Professor's course is a regular offering at Education Week

Published: Saturday, Aug. 19 2006 12:00 a.m. MDT

PROVO — Call it a given. At some point during Education Week at Brigham Young University, someone will realize they forgot their schedule in the last class and find themselves staring an acronym-laden map of BYU.

Was that next class at 1 p.m. or 1:30? Was it in the JSB, JKB or JFSB?

Fortunately for event attendees, BYU psychology professor Kenneth Higbee will again be doing his part to help people not only remember the names behind BYU's beloved abbreviations, but anything else that might come in handy for future reference.

For 36 years now, Higbee's course on improving memory has been a popular mainstay at BYU's annual Education Week, which starts Monday.

The hour-long window he has doesn't give much time for memory coaching, but he said the focus is to empower people to pursue memory improvement on their own.

"The main thing is people coming to realize that they are capable of remembering more and doing more with their minds than they thought they were," he said.

Higbee said there are many commonly held misconceptions about the foundation of a good memory.

"Memory is a learned skill," he said, "rather than you're stuck with a bad memory or blessed with a good one."
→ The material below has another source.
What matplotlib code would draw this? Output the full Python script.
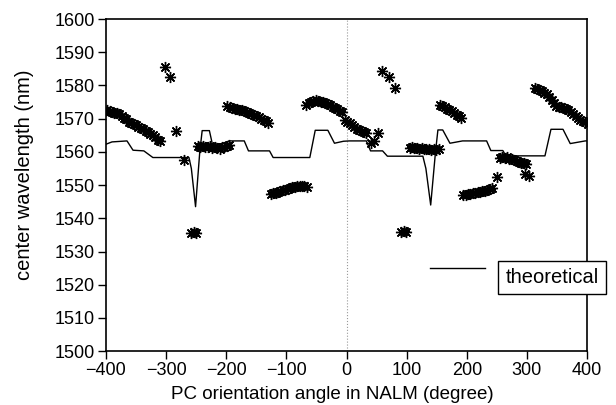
import numpy as np
import matplotlib
matplotlib.use('Agg')
import matplotlib.pyplot as plt
from matplotlib.lines import Line2D

matplotlib.rcParams['font.family'] = ['Liberation Sans', 'DejaVu Sans']
matplotlib.rcParams['font.size'] = 13

# theoretical curve (angle in degree, wavelength in nm)
theo_angle = [-400, -390, -365, -355, -337, -322, -262, -258, -251, -244, -240, -228, -223,
              -205, -195, -170, -163, -128, -122, -61, -52, -31, -20, -5, 5, 33, 40, 60, 68,
              127, 132, 140, 148, 152, 160, 172, 193, 233, 240, 260, 265, 330, 340, 360, 372,
              397, 400]
theo_wl = [1562.3, 1563.0, 1563.3, 1560.5, 1560.3, 1558.3, 1558.3, 1555.0, 1543.5, 1560.0,
           1566.4, 1566.4, 1562.3, 1562.5, 1563.3, 1563.3, 1560.3, 1560.3, 1558.3, 1558.3,
           1566.5, 1566.5, 1562.6, 1563.2, 1563.3, 1563.3, 1560.3, 1560.3, 1558.7, 1558.7,
           1555.0, 1544.0, 1560.0, 1566.6, 1566.6, 1562.6, 1563.3, 1563.3, 1560.4, 1560.4,
           1558.8, 1558.8, 1566.8, 1566.8, 1562.5, 1563.3, 1563.3]

# measured center wavelengths
meas_angle = [-402, -398, -394, -390, -386, -382, -378, -374, -370, -366, -362, -358, -354,
              -350, -346, -342, -338, -334, -330, -326, -322, -318, -314, -310,
              -301, -293, -283, -270, -258, -254, -250,
              -247, -243, -239, -235, -231, -227, -223, -219, -215, -211, -207, -203, -199, -195,
              -198, -194, -190, -186, -182, -178, -174, -170, -166, -162, -158, -154, -150, -146,
              -142, -138, -134, -130,
              -126, -122, -118, -114, -110, -106, -102, -98, -94, -90, -86, -82, -78, -74, -70, -66,
              -67, -63, -59, -55, -51, -47, -43, -39, -35, -31, -27, -23, -19, -15, -11, -7,
              -3, 1, 5, 9, 13, 17, 21, 25, 29, 33, 41, 45, 52,
              59, 70, 80, 90, 95, 99,
              105, 109, 113, 117, 121, 125, 129, 133, 137, 141, 145, 149, 153,
              155, 159, 163, 167, 171, 175, 179, 183, 187, 191,
              194, 198, 202, 206, 210, 214, 218, 222, 226, 230, 234, 238, 242,
              250, 255, 259, 263, 267, 271, 275, 279, 283, 287, 291, 295, 299, 296, 304,
              313, 317, 321, 325, 329, 333, 337, 341, 345, 349, 353, 357, 361, 365, 369, 373,
              377, 381, 385, 389, 393, 397, 401]
meas_wl = [1572.4, 1572.5, 1572.2, 1572.1, 1571.8, 1571.6, 1571.3, 1570.8, 1570.3, 1569.8,
           1569.1, 1568.8, 1568.4, 1568.0, 1567.6, 1567.1, 1566.8, 1566.4, 1566.0, 1565.5,
           1565.0, 1564.4, 1563.6, 1563.2,
           1585.6, 1582.4, 1566.4, 1557.5, 1535.7, 1535.8, 1535.6,
           1561.8, 1561.6, 1561.9, 1561.4, 1561.5, 1561.7, 1561.3, 1561.5, 1561.2, 1560.9,
           1561.4, 1561.6, 1561.8, 1562.0,
           1573.8, 1573.5, 1573.3, 1573.0, 1572.8, 1572.6, 1572.5, 1572.3, 1572.1, 1571.8,
           1571.5, 1571.1, 1570.8, 1570.4, 1570.0, 1569.6, 1569.2, 1568.8,
           1547.4, 1547.6, 1547.7, 1547.9, 1548.2, 1548.4, 1548.6, 1548.9, 1549.1, 1549.3,
           1549.5, 1549.6, 1549.7, 1549.7, 1549.6, 1549.5,
           1574.1, 1574.6, 1575.1, 1575.4, 1575.6, 1575.4, 1575.1, 1574.9, 1574.6, 1574.3,
           1574.0, 1573.6, 1573.2, 1572.9, 1572.4, 1572.0,
           1569.5, 1569.0, 1568.6, 1568.2, 1567.4, 1567.0, 1566.6, 1566.3, 1566.0, 1565.6,
           1562.6, 1563.4, 1565.6,
           1584.3, 1582.5, 1579.1, 1536.0, 1536.1, 1535.9,
           1561.2, 1561.4, 1561.1, 1561.3, 1561.0, 1561.2, 1561.0, 1560.8, 1561.0, 1560.7,
           1560.9, 1560.6, 1560.8,
           1574.1, 1573.8, 1573.4, 1573.0, 1572.7, 1572.2, 1571.7, 1571.2, 1570.7, 1570.1,
           1546.9, 1547.1, 1547.3, 1547.4, 1547.6, 1547.7, 1547.8, 1547.9, 1548.1, 1548.3,
           1548.6, 1548.9, 1549.2,
           1552.5, 1558.3, 1558.6, 1558.1, 1558.4, 1557.8, 1558.0, 1557.6, 1557.3, 1557.1,
           1556.8, 1556.5, 1556.3, 1553.2, 1552.8,
           1579.1, 1578.9, 1578.6, 1578.2, 1577.8, 1577.3, 1576.4, 1575.6, 1574.6, 1573.8,
           1573.5, 1573.4, 1573.2, 1572.9, 1572.5, 1572.1, 1571.5, 1570.8, 1570.1, 1569.7,
           1569.3, 1569.0, 1568.4]

fig = plt.figure(figsize=(6.16, 4.05), dpi=100)
ax = fig.add_axes([0.172, 0.133, 0.781, 0.820])

ax.axvline(0, color='#999999', linestyle=':', linewidth=0.8, zorder=0)
ax.plot(theo_angle, theo_wl, color='black', linewidth=1.0, zorder=2)
ax.plot(meas_angle, meas_wl, linestyle='none', marker=(8, 2, 0), markersize=8,
        markeredgewidth=1.0, color='black', zorder=3)

ax.set_xlim(-400, 400)
ax.set_ylim(1500, 1600)
ax.set_xticks(np.arange(-400, 401, 100))
ax.set_yticks(np.arange(1500, 1601, 10))
ax.tick_params(direction='out', length=6, width=1, labelsize=13, pad=2)
for s in ax.spines.values():
    s.set_linewidth(1.2)

ax.set_xlabel('PC orientation angle in NALM (degree)', fontsize=13.5)
ax.xaxis.set_label_coords(0.47, -0.105)
ax.set_ylabel('center wavelength (nm)', fontsize=14.5)
ax.yaxis.set_label_coords(-0.15, 0.53)

# legend drawn like the original: sample line outside, label in a box
ax.add_line(Line2D([0.674, 0.788], [0.25, 0.25], transform=ax.transAxes,
                   color='black', linewidth=1.0))
ax.text(0.83, 0.222, 'theoretical', transform=ax.transAxes, fontsize=14.5,
        va='center', ha='left', clip_on=False,
        bbox=dict(boxstyle='square,pad=0.35', facecolor='white', edgecolor='black', linewidth=1.0))

plt.savefig('out.png', dpi=100)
Most of the techniques he teaches are not new, but based on simple practices, some of which are thousands of years old, Higbee said.

His fascination with the human memory began as a teenager, Higbee said. The opportunity to make a career out of studying it arose shortly after he joined the BYU faculty in 1970, when Education Week organizers asked him to prepare the memory course.

The class was an instant success, and university officials asked him to turn it into a course at BYU. Higbee said there were no texts on the subject at the time that were both informative and intelligible, so he began researching his own. The result, "Your Memory: How It Works and How to Improve It," was first published in 1977 and is still in publication.

In his research, Higbee has found that the most common reason people seek to improve their memory is to better remember names. At the college level, studying and remembering facts for tests becomes the main reason, although remembering names is still a high priority, he said.